* WHAT IS NEEDED *
Give again, verbatim, the lines between the line that contains "Output the Python" and the line that contains "centres = [-1.5, -0.5, 0.5, 1.5]", counting both ends. Pictures are excluded from the copy.

* PROVIDED ENTRIES *
>>

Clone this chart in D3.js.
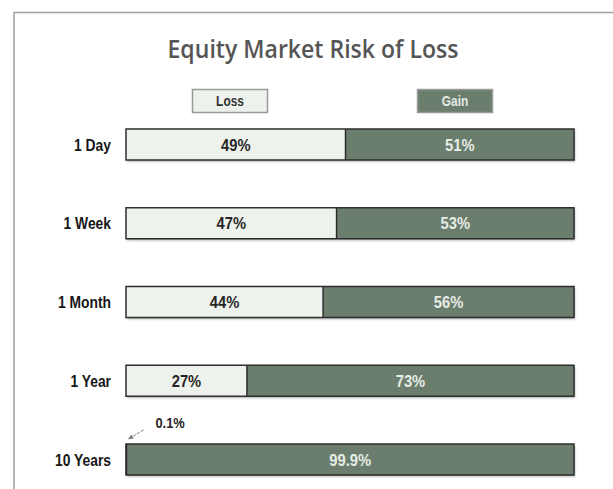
<!DOCTYPE html>
<html><head><meta charset="utf-8">
<script src="https://cdn.jsdelivr.net/npm/d3@7"></script>
<style>html,body{margin:0;padding:0;background:#fff;}svg{display:block;}</style>
</head><body>
<svg id="c" width="613" height="489"></svg>
<script>
const categories = ["1 Day", "1 Week", "1 Month", "1 Year", "10 Years"];
const lossValues = [49, 47, 44, 27, 0.1];
const gainValues = [51, 53, 56, 73, 99.9];
const lossLabels = ["49%", "47%", "44%", "27%", "0.1%"];
const gainLabels = ["51%", "53%", "56%", "73%", "99.9%"];
const seriesNames = ["Loss", "Gain"];
const title = "Equity Market Risk of Loss";

const lossFill = "#eef2ec", gainFill = "#6b7e6e";
const svg = d3.select("#c");
const defs = svg.append("defs");
const f = defs.append("filter").attr("id","sh").attr("x","-5%").attr("y","-30%").attr("width","110%").attr("height","170%");
f.append("feDropShadow").attr("dx",1).attr("dy",1.5).attr("stdDeviation",1).attr("flood-color","#000").attr("flood-opacity",0.35);
const m = defs.append("marker").attr("id","ah").attr("viewBox","0 0 10 10").attr("refX",8).attr("refY",5)
  .attr("markerWidth",6).attr("markerHeight",6).attr("orient","auto");
m.append("path").attr("d","M0,1 L9,5 L0,9 z").attr("fill","#777");

// frame
svg.append("path").attr("d","M14,489 L14,12.5 L613,12.5").attr("fill","none").attr("stroke","#a0a0a0").attr("stroke-width",1.5);

// title
svg.append("text").attr("x",313).attr("y",58).attr("text-anchor","middle")
  .attr("font-family","'Open Sans', sans-serif").attr("font-weight",600).attr("font-size",26)
  .attr("fill","#555").attr("textLength",291).attr("lengthAdjust","spacingAndGlyphs").text(title);

const x = d3.scaleLinear().domain([0,100]).range([126,574]);
const y = d3.scalePoint().domain(categories).range([129,444]);
const bh = 31;

// legend
const legX = d3.scalePoint().domain(seriesNames).range([230,455]);
const lg = svg.append("g").selectAll("g").data(seriesNames).join("g");
lg.append("rect").attr("x",d=>legX(d)-37.5).attr("y",89.5).attr("width",75).attr("height",23)
  .attr("fill",(d,i)=>i?gainFill:lossFill).attr("stroke","#9a9a9a").attr("stroke-width",1.5);
lg.append("text").attr("transform",d=>`translate(${legX(d)},106) scale(0.85,1)`).attr("text-anchor","middle")
  .attr("font-family","'Liberation Sans', Arial, sans-serif").attr("font-weight","bold").attr("font-size",14)
  .attr("fill",(d,i)=>i?"#e6ebe4":"#333").text(d=>d);

const rows = svg.append("g").selectAll("g").data(categories).join("g");
rows.append("rect").attr("x",x(0)).attr("y",d=>y(d)).attr("width",x(100)-x(0)).attr("height",bh)
  .attr("fill",gainFill).attr("filter","url(#sh)");
rows.append("rect").attr("x",x(0)).attr("y",d=>y(d)).attr("width",(d,i)=>x(lossValues[i])-x(0)).attr("height",bh)
  .attr("fill",lossFill);
rows.append("rect").attr("x",(d,i)=>x(lossValues[i])).attr("y",d=>y(d)).attr("width",(d,i)=>x(100)-x(lossValues[i])).attr("height",bh)
  .attr("fill",gainFill);
rows.append("line").attr("x1",(d,i)=>x(lossValues[i])).attr("x2",(d,i)=>x(lossValues[i]))
  .attr("y1",d=>y(d)).attr("y2",d=>y(d)+bh).attr("stroke","#2b2b2b").attr("stroke-width",1.5);
rows.append("rect").attr("x",x(0)).attr("y",d=>y(d)).attr("width",x(100)-x(0)).attr("height",bh)
  .attr("fill","none").attr("stroke","#2e2e2e").attr("stroke-width",1.5);

// category labels
rows.append("text").attr("transform",d=>`translate(111,${y(d)+bh/2+6}) scale(0.84,1)`).attr("text-anchor","end")
  .attr("font-family","'Liberation Sans', Arial, sans-serif").attr("font-weight","bold").attr("font-size",16.5)
  .attr("fill","#161616").text(d=>d);

// value labels
const vf = "'Liberation Sans', Arial, sans-serif";
rows.filter((d,i)=>lossValues[i]>=5).append("text")
  .attr("transform",(d,i)=>`translate(${(x(0)+x(lossValues[categories.indexOf(d)]))/2},${y(d)+bh/2+6}) scale(0.92,1)`)
  .attr("text-anchor","middle").attr("font-family",vf).attr("font-weight","bold").attr("font-size",16)
  .attr("fill","#262626").text(d=>lossLabels[categories.indexOf(d)]);
rows.append("text")
  .attr("transform",d=>{const i=categories.indexOf(d);return `translate(${(x(lossValues[i])+x(100))/2},${y(d)+bh/2+6}) scale(0.92,1)`;})
  .attr("text-anchor","middle").attr("font-family",vf).attr("font-weight","bold").attr("font-size",16)
  .attr("fill","#e8ede6").text(d=>gainLabels[categories.indexOf(d)]);

// 0.1% annotation
const li = categories.length-1;
const ly = y(categories[li]);
svg.append("text").attr("transform",`translate(${x(lossValues[li])+29},${ly-16}) scale(0.92,1)`)
  .attr("font-family",vf).attr("font-weight","bold").attr("font-size",14).attr("fill","#262626").text(lossLabels[li]);
svg.append("line").attr("x1",x(lossValues[li])+17).attr("y1",ly-14).attr("x2",x(lossValues[li])+2).attr("y2",ly-5)
  .attr("stroke","#777").attr("stroke-width",1).attr("stroke-dasharray","3,1.5").attr("marker-end","url(#ah)");
</script>
</body></html>
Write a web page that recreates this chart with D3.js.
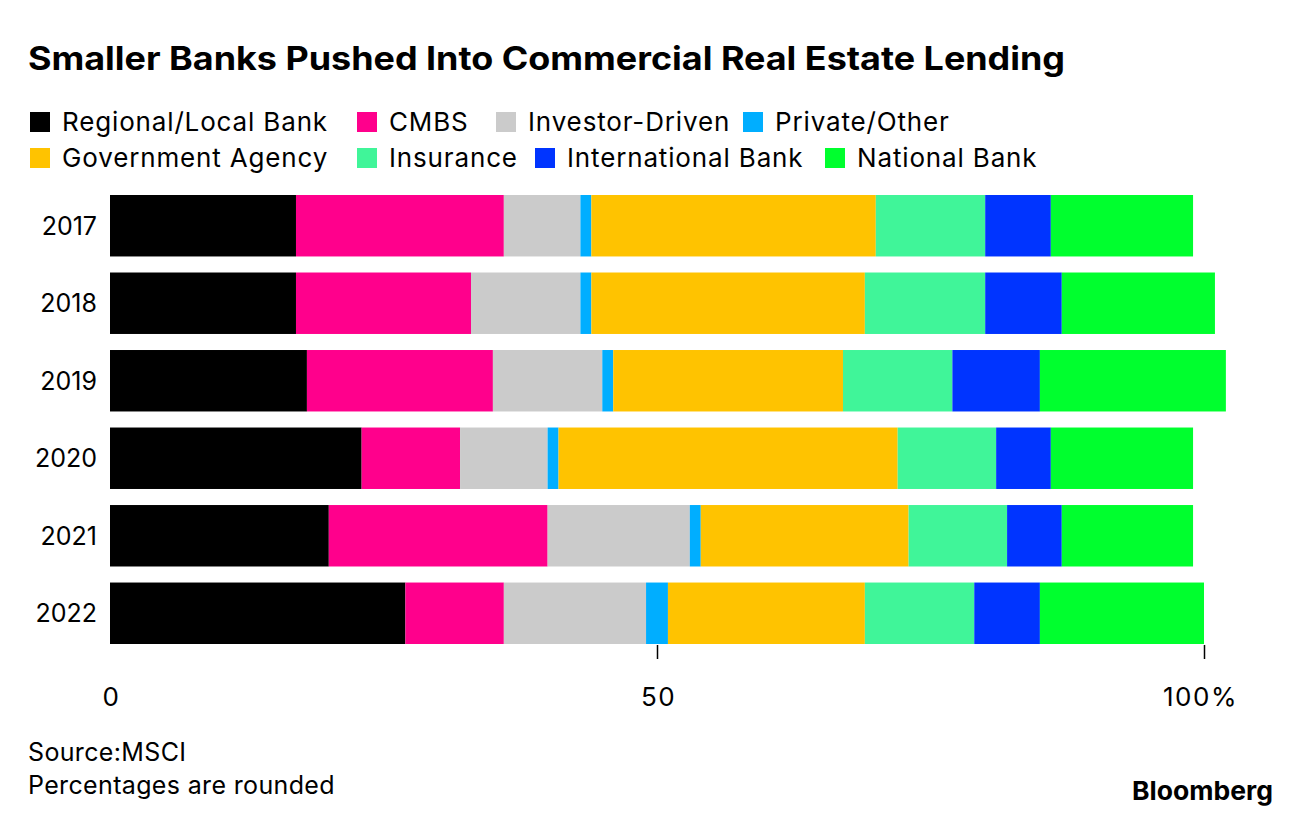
<!DOCTYPE html>
<html>
<head>
<meta charset="utf-8">
<script src="https://cdn.jsdelivr.net/npm/d3@7"></script>
<style>
  body { margin: 0; background: #fff; }
  svg text { font-family: Inter, "Liberation Sans", Arial, sans-serif; fill: #000; }
</style>
</head>
<body>
<div id="output"></div>
<script>
(function () {

"use strict";

var years = [ "2017", "2018", "2019", "2020", "2021", "2022" ]
var lenders = [ "Regional/Local Bank", "CMBS", "Investor-Driven", "Private/Other",
                "Government Agency", "Insurance", "International Bank", "National Bank" ]
var colors = [ "#000000", "#ff008c", "#cbcbcb", "#00aeff", "#ffc300", "#40f599", "#0034ff", "#00ff2e" ]

// share of lending per year (percent, rounded)
var regional = [ 17, 17, 18, 23, 20, 27 ]
var cmbs     = [ 19, 16, 17,  9, 20,  9 ]
var investor = [  7, 10, 10,  8, 13, 13 ]
var privateO = [  1,  1,  1,  1,  1,  2 ]
var agency   = [ 26, 25, 21, 31, 19, 18 ]
var insurance = [ 10, 11, 10,  9,  9, 10 ]
var intl     = [  6,  7,  8,  5,  5,  6 ]
var national = [ 13, 14, 17, 13, 12, 15 ]

var xTicks = [ 0, 50, 100 ]
var series = [ regional, cmbs, investor, privateO, agency, insurance, intl, national ]

var width = 1296, height = 824

var svg = d3.select("#output").append("svg").attr("width", width).attr("height", height)

// Title (the original face is wider than anything installed, so stretch it)
svg.append("text")
  .attr("x", 28).attr("y", 70)
  .attr("textLength", 1037).attr("lengthAdjust", "spacingAndGlyphs")
  .style("font-size", "32px").style("font-weight", "bold")
  .text("Smaller Banks Pushed Into Commercial Real Estate Lending")

// Legend, two rows
var legendX = [ 30, 357, 496, 743, 30, 357, 535, 825 ]
var legend = svg.selectAll("g.legend").data(lenders).enter()
  .append("g")
  .attr("class", "legend")
  .attr("transform", function (d, i) { return "translate(" + legendX[i] + "," + (i < 4 ? 122 : 158) + ")" })
legend.append("rect")
  .attr("x", 0).attr("y", -10).attr("width", 20).attr("height", 20)
  .attr("fill", function (d, i) { return colors[i] })
legend.append("text")
  .attr("x", 32).attr("dy", "0.36em")
  .style("font-size", "26px").style("letter-spacing", "0.85px")
  .text(function (d) { return d })

// Scales
var x = d3.scaleLinear().domain([0, 100]).range([110, 1204])
var y = d3.scaleBand().domain(years).range([195, 644]).paddingInner(0.207).paddingOuter(0)

// stack rows
var rows = years.map(function (yr, i) {
  var row = { year: yr }
  lenders.forEach(function (l, j) { row[l] = series[j][i] })
  return row
})
var stacked = d3.stack().keys(lenders)(rows)

svg.append("g").selectAll("g").data(stacked).enter()
  .append("g")
  .attr("fill", function (d, i) { return colors[i] })
  .selectAll("rect").data(function (d) { return d }).enter()
  .append("rect")
  .attr("x", function (d) { return x(d[0]) })
  .attr("y", function (d) { return y(d.data.year) })
  .attr("width", function (d) { return x(d[1]) - x(d[0]) })
  .attr("height", y.bandwidth())

// Year labels
svg.append("g").selectAll("text").data(years).enter()
  .append("text")
  .attr("x", 97)
  .attr("y", function (d) { return y(d) + y.bandwidth() / 2 })
  .attr("dy", "0.36em")
  .attr("text-anchor", "end")
  .style("font-size", "25px")
  .text(function (d) { return d })

// x axis: ticks only
var axis = svg.append("g")
  .attr("transform", "translate(0," + 645 + ")")
  .call(d3.axisBottom(x).tickValues(xTicks).tickSize(14)
    .tickFormat(function (d) { return d === 100 ? "100%" : d }))
axis.select(".domain").remove()
axis.selectAll(".tick line").attr("stroke", "#000").attr("stroke-width", 1.5)
  .filter(function (d) { return d === 0 }).remove()
axis.selectAll(".tick text")
  .attr("y", 52).attr("dy", "0.36em")
  .attr("dx", function (d) { return d === 100 ? -4 : 1 })
  .style("font-size", "26px").style("letter-spacing", "1.5px")
  .style("font-family", "Inter, Liberation Sans, Arial, sans-serif")
  .attr("fill", "#000")

// Footer
svg.append("text").attr("x", 28).attr("y", 752).attr("dy", "0.36em")
  .style("font-size", "25px").style("letter-spacing", "0.35px").text("Source:MSCI")
svg.append("text").attr("x", 28).attr("y", 785).attr("dy", "0.36em")
  .style("font-size", "25px").style("letter-spacing", "0.35px").text("Percentages are rounded")
svg.append("text").attr("x", 1273).attr("y", 800)
  .attr("text-anchor", "end")
  .attr("textLength", 141).attr("lengthAdjust", "spacingAndGlyphs")
  .style("font-size", "26px").style("font-weight", "bold")
  .text("Bloomberg")

}())
</script>
</body>
</html>
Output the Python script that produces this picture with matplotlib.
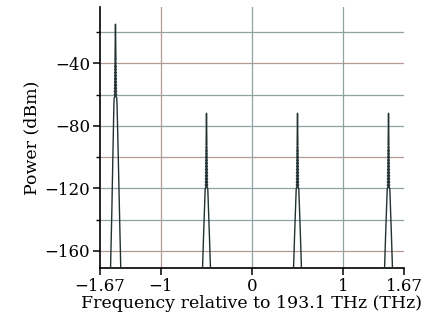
import matplotlib
matplotlib.use("Agg")
import matplotlib.pyplot as plt

# carrier centres relative to 193.1 THz
centres = [-1.5, -0.5, 0.5, 1.5]

# main (strong) carrier: offset from centre (THz) and power (dBm)
main_offset = [-0.056, -0.040, -0.028, -0.018, -0.014,
               0.013, -0.013, 0.012, -0.012, 0.011, -0.011, 0.010, -0.010,
               0.009, -0.009, 0.007, -0.005, 0.0,
               0.005, -0.007, 0.009, -0.009, 0.010, -0.010, 0.011, -0.011,
               0.012, -0.012, 0.013, -0.013,
               0.014, 0.018, 0.030, 0.044, 0.060]
main_power = [-176, -135, -98, -68, -62,
              -60, -58, -56, -54, -52, -50, -48, -46,
              -44, -42, -40, -38, -15,
              -38, -40, -42, -44, -46, -48, -50, -52,
              -54, -56, -58, -60,
              -62, -68, -98, -135, -176]

# weak sidebands: offset from centre (THz) and power (dBm)
side_offset = [-0.046, -0.032, -0.020, -0.014,
               0.013, -0.013, 0.012, -0.012, 0.011, -0.011, 0.010, -0.010,
               0.009, -0.009, 0.008, -0.008, 0.006, -0.004, 0.0,
               0.004, -0.006, 0.008, -0.008, 0.009, -0.009, 0.010, -0.010,
               0.011, -0.011, 0.012, -0.012, 0.013, -0.013,
               0.014, 0.020, 0.032, 0.046]
side_power = [-176, -150, -130, -120,
              -118, -116, -114, -112, -110, -108, -106, -104,
              -102, -100, -98, -96, -94, -92, -72,
              -92, -94, -96, -98, -100, -102, -104, -106,
              -108, -110, -112, -114, -116, -118,
              -120, -130, -150, -176]

xticks = [-1.67, -1, 0, 1, 1.67]
xtick_labels = ["\u22121.67", "\u22121", "0", "1", "1.67"]
yticks_major = [-40, -80, -120, -160]
yticks_minor = [-20, -60, -100, -140]
grid_levels = [-20, -40, -60, -80, -100, -120, -140, -160]
grid_freqs = [-1, 0, 1]

plt.rcParams["font.family"] = "DejaVu Serif"

fig = plt.figure(figsize=(4.29, 3.31), dpi=100)
ax = fig.add_axes([0.2331, 0.1903, 0.7086, 0.7886])

teal = "#8fa3a1"
rust = "#b39a94"
for i, lvl in enumerate(grid_levels):
    ax.axhline(lvl, color=teal if i % 3 != 1 else rust, lw=0.9, zorder=0)
for i, f in enumerate(grid_freqs):
    ax.axvline(f, color=rust if i == 0 else teal, lw=0.9, zorder=0)

for k, c in enumerate(centres):
    if k == 0:
        xs = [c + o for o in main_offset]
        ys = main_power
    else:
        xs = [c + o for o in side_offset]
        ys = side_power
    ax.plot(xs, ys, color="#223131", lw=1.0, zorder=3)

ax.set_xlim(-1.67, 1.67)
ax.set_ylim(-171, -4)
ax.set_xticks(xticks)
ax.set_xticklabels(xtick_labels)
ax.set_yticks(yticks_major)
ax.set_yticklabels(["\u2212%d" % abs(v) for v in yticks_major])
ax.set_yticks(yticks_minor, minor=True)

for side in ["top", "right"]:
    ax.spines[side].set_visible(False)
for side in ["left", "bottom"]:
    ax.spines[side].set_linewidth(1.2)

ax.tick_params(axis="both", which="major", direction="out", length=5,
               width=1.1, labelsize=12, pad=2)
ax.tick_params(axis="y", which="minor", direction="out", length=3, width=1.0)

ax.set_xlabel("Frequency relative to 193.1 THz (THz)", fontsize=12.5, labelpad=0)
ax.set_ylabel("Power (dBm)", fontsize=12.5, labelpad=3)

fig.savefig("out.png", dpi=100)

<<

* CORRECT ANSWER *
Output the Python script that produces this picture with matplotlib.
import matplotlib
matplotlib.use("Agg")
import matplotlib.pyplot as plt

# carrier centres relative to 193.1 THz
centres = [-1.5, -0.5, 0.5, 1.5]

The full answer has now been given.